Birth Of The Bogart Cult
When was the Humphrey Bogart cult born? The where is understood to have been the Brattle Theatre at Harvard. We’ve known years of students chanting dialogue to the screen, arriving in costume for Casablanca, etc., long before The Rocky Horror Picture Show. I’ve looked at published sources, as well as web mentions, and found at least five contradictory accounts. I’ve not been to Harvard, nor stepped foot in the Brattle. They do continue running Bogart, it seems. There used to be a festival each year around exam time, double Bogart features a staple. This was said to have begun in the fifties, but just when in the fifties? The Brattle switched from legit to screen shows in 1953. Did Bogart live long enough to be aware of the beginnings of a cult celebrating his films and screen image? It's hard to be sure based on conflicting data. The Brattle’s website is indefinite on the subject. A couple of sources say they ran Casablanca initially on April 21, 1957, barely three months after the actor’s death. And yet, the Casablanca Bar, which later became a restaurant and was located adjacent to the theater, opened its doors in 1955, so I suspect the Brattle ran Casablanca prior to 4/21/57. There was a published account of the first Bogart festival taking place in the summer of 1956. Has the Brattle maintained a record of bookings from that period?
The Brattle is generally credited with having "transformed Humphrey Bogart into a global icon." Everyone assumes it began with the Casablanca revival, but I found a couple of sources crediting Beat The Devil for this. The March 1954 United Artists release did not do well theatrically ($975,132 in domestic rentals), but word got out among intelligentsia that it was a "put-on" of straight crime thrillers Bogart had previously made, and it would later become an art house favorite. Bogart was aware of this --- he dismissed Beat The Devil as "a mess" that "only phonies would like." Apparently, they liked it at the Brattle, and indeed, it is said to have rung opening bell for festivity that would last decades. Bosley Crowther wrote a 1966 article about the Bogart cult for Playboy in which he referred to a Brattle booking of Beat The Devil in 1956, followed by Casablanca and others the following year. Was it Beat The Devil, then, that initiated Casablanca's revival and led to the first flowering of Bogart-mania at Cambridge, or had Casablanca caught on prior to this? By 1960, the theater was running three weeks of Bogart a year. The owners were Bryant Haliday and Cyrus Harvey, Jr. They later established Janus Films as a means of assuring American distribution for foreign films they liked. Both these founders are gone now, and I haven't seen interviews with either regarding origin of the cult. Bogart’s backlog was making its way to widespread TV distribution when he died, and that surely would not have gone unnoticed --- other stars of his generation, including Clark Gable, commented on this to the press on several occasions. It’s been assumed that Bogart died without knowing of Bogie's rebirth among college audiences, but I wonder. Can anyone out there tell us just when this cult had its beginnings?
3 Comments:
In regards to Janus Films- Bryant Halliday passed away in 1996. Not sure about Cyrus Harvey Jr., though.

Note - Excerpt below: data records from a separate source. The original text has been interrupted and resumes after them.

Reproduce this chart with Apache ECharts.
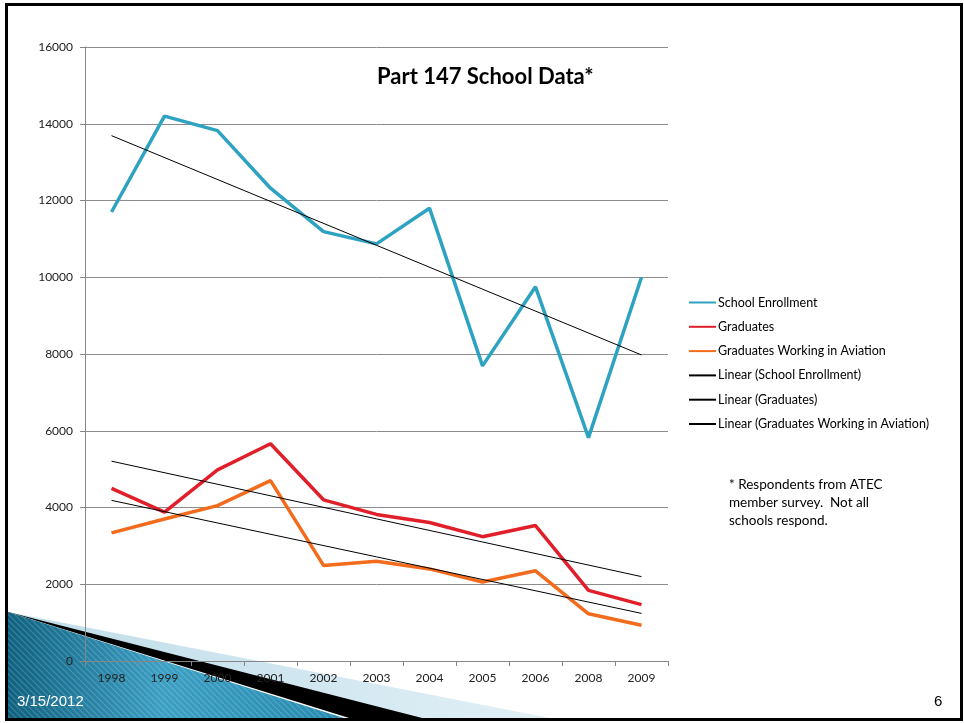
<!DOCTYPE html>
<html>
<head>
<meta charset="utf-8">
<title>Part 147 School Data</title>
<script src="https://cdn.jsdelivr.net/npm/echarts@6/dist/echarts.min.js"></script>
<style>
  html, body { margin: 0; padding: 0; background: #ffffff; }
  #chart { width: 964px; height: 723px; }
</style>
</head>
<body>
<div id="chart"></div>
<script>
// Survey years on the category axis (2007 is not in the survey)
const years = ['1998', '1999', '2000', '2001', '2002', '2003', '2004', '2005', '2006', '2008', '2009'];

// Yearly counts reported by responding schools
const schoolEnrollment = [11700, 14200, 13820, 12320, 11190, 10870, 11800, 7690, 9750, 5820, 10000];
const graduates = [4500, 3880, 4980, 5660, 4200, 3820, 3610, 3240, 3530, 1840, 1470];
const graduatesInAviation = [3340, 3700, 4050, 4700, 2490, 2600, 2400, 2060, 2350, 1230, 930];

// Linear trend end values (first year, last year) for each series
const trendNames = ['Linear (School Enrollment)', 'Linear (Graduates)', 'Linear (Graduates Working in Aviation)'];
const trendFirst = [13690, 5207, 4186];
const trendLast = [7975, 2199, 1241];

// Value axis ticks
const yTicks = [0, 2000, 4000, 6000, 8000, 10000, 12000, 14000, 16000];

const noteLines = ['* Respondents from ATEC', 'member survey.  Not all', 'schools respond.'];
const slideDate = '3/15/2012';
const slideNumber = '6';

// A straight trend segment: values only at the two ends, gap bridged
function trendData(first, last) {
  return years.map((y, i) => i === 0 ? first : (i === years.length - 1 ? last : null));
}

// Diagonal stripe texture for the blue corner shape
function stripePattern() {
  const c = document.createElement('canvas');
  c.width = 6; c.height = 6;
  const g = c.getContext('2d');
  g.strokeStyle = 'rgba(255,255,255,0.18)';
  g.lineWidth = 1.2;
  g.beginPath();
  g.moveTo(-1, -1); g.lineTo(7, 7);
  g.moveTo(-1, 5); g.lineTo(1, 7);
  g.moveTo(5, -1); g.lineTo(7, 1);
  g.stroke();
  return c;
}

const chart = echarts.init(document.getElementById('chart'), null, { renderer: 'canvas' });
const font = 'Lato, "Open Sans", sans-serif';

const colored = [
  { name: 'School Enrollment', data: schoolEnrollment, color: '#2ea3c1' },
  { name: 'Graduates', data: graduates, color: '#e11f2a' },
  { name: 'Graduates Working in Aviation', data: graduatesInAviation, color: '#f36b1c' }
];

const series = colored.map(s => ({
  name: s.name,
  type: 'line',
  data: s.data,
  symbol: 'none',
  z: 3,
  lineStyle: { color: s.color, width: 3.5 },
  itemStyle: { color: s.color }
})).concat(trendNames.map((n, i) => ({
  name: n,
  type: 'line',
  data: trendData(trendFirst[i], trendLast[i]),
  connectNulls: true,
  symbol: 'none',
  z: 4,
  lineStyle: { color: '#000000', width: 1 },
  itemStyle: { color: '#000000' }
})));

const cornerBlue = [[8, 612], [350, 720], [8, 720]];

chart.setOption({
  backgroundColor: '#ffffff',
  animation: false,
  title: {
    text: 'Part 147 School Data*',
    left: 372,
    top: 61,
    textStyle: { fontFamily: font, fontSize: 22, fontWeight: 'bold', color: '#000000' }
  },
  legend: {
    orient: 'vertical',
    left: 683,
    top: 291,
    itemWidth: 27,
    itemHeight: 14,
    itemGap: 11.3,
    data: colored.map(s => s.name).concat(trendNames),
    // legend keys are plain line samples, no marker
    itemStyle: { opacity: 0, borderWidth: 0 },
    textStyle: { fontFamily: font, fontSize: 12.5, color: '#000000', padding: [0, 0, 0, -3] }
  },
  grid: { left: 85, right: 296, top: 47, bottom: 62, containLabel: false },
  xAxis: {
    type: 'category',
    data: years,
    boundaryGap: true,
    axisLine: { lineStyle: { color: '#868686', width: 1 } },
    axisTick: { show: true, length: 5, lineStyle: { color: '#868686' } },
    axisLabel: { fontFamily: font, fontSize: 12, color: '#222222', margin: 11 }
  },
  yAxis: {
    type: 'value',
    min: yTicks[0],
    max: yTicks[yTicks.length - 1],
    interval: yTicks[1] - yTicks[0],
    axisLine: { show: true, lineStyle: { color: '#868686', width: 1 } },
    axisTick: { show: true, length: 5, lineStyle: { color: '#868686' } },
    axisLabel: { fontFamily: font, fontSize: 12, color: '#222222', margin: 12, formatter: v => String(v) },
    splitLine: { show: true, lineStyle: { color: '#8c8c8c', width: 1 } }
  },
  series: series,
  graphic: [
    // corner decoration: pale wedge, black band, blue striped wedge
    {
      type: 'polygon', z: -10, silent: true,
      shape: { points: [[8, 612], [560, 720], [8, 720]] },
      style: {
        fill: new echarts.graphic.LinearGradient(0, 0, 1, 0, [
          { offset: 0, color: '#bfdde9' },
          { offset: 0.6, color: '#d3e8f1' },
          { offset: 1, color: '#e4f0f6' }
        ])
      }
    },
    {
      type: 'polygon', z: -9, silent: true,
      shape: { points: [[8, 612], [430, 720], [8, 720]] },
      style: { fill: '#000000' }
    },
    {
      type: 'polyline', z: -8, silent: true,
      shape: { points: [[8, 613], [352, 720]] },
      style: { stroke: '#ffffff', lineWidth: 2 }
    },
    {
      type: 'polygon', z: -7, silent: true,
      shape: { points: cornerBlue },
      style: {
        fill: new echarts.graphic.LinearGradient(0, 0, 1, 0, [
          { offset: 0, color: '#0f617f' },
          { offset: 0.45, color: '#3c9fc4' },
          { offset: 1, color: '#2689ae' }
        ])
      }
    },
    {
      type: 'polygon', z: -6, silent: true,
      shape: { points: cornerBlue },
      style: { fill: { image: stripePattern(), repeat: 'repeat' } }
    },
    // slide footer
    {
      type: 'text', z: 50, silent: true,
      left: 17, top: 694,
      style: { text: slideDate, fill: '#ffffff', font: '15px "Liberation Sans", Arial, sans-serif' }
    },
    {
      type: 'text', z: 50, silent: true,
      left: 934, top: 694,
      style: { text: slideNumber, fill: '#000000', font: '15px "Liberation Sans", Arial, sans-serif' }
    },
    // survey note
    {
      type: 'text', z: 50, silent: true,
      left: 729, top: 476,
      style: { text: noteLines.join('\n'), fill: '#000000', font: '13.5px ' + font, lineHeight: 18 }
    },
    // slide frame
    {
      type: 'rect', z: 60, silent: true,
      shape: { x: 6.5, y: 4.5, width: 955, height: 715 },
      style: { fill: 'none', stroke: '#000000', lineWidth: 3 }
    }
  ]
});
</script>
</body>
</html>
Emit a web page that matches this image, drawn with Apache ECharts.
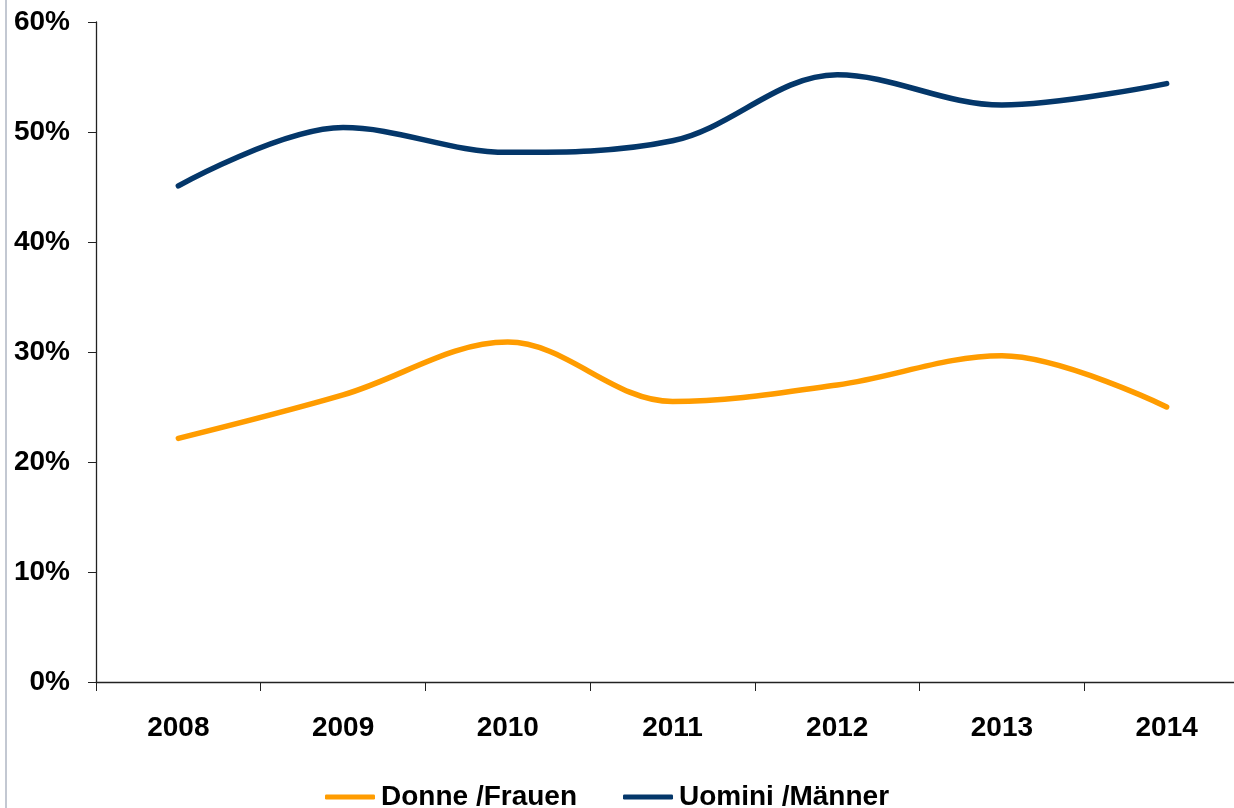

I hope you get some definitive answers to your questions, as I'd like to know myself. I remember the burgeoning Bogie cult (I went to college in the '60s, after all), but I'm also old enough to remember when he was still alive. At the time of his death, if memory serves, his best-remembered movies were The African Queen, The Caine Mutiny, and maybe The Maltese Falcon and High Sierra; Casablanca was remembered as a good wartime morale-booster, hugely popular "in its day" but a bit of a relic "now" (i.e., mid-1950s). I suspect the Brattle deserves credit not only for igniting the Bogart cult, but for the rediscovery of Casablanca as well.
Sort of off topic, but I'm curious about your source for the information you quote on film grosses. It's interesting to see in black and white how well a film did--or didn't--do, and how that sometimes contrasts with what hearsay evidence tells us.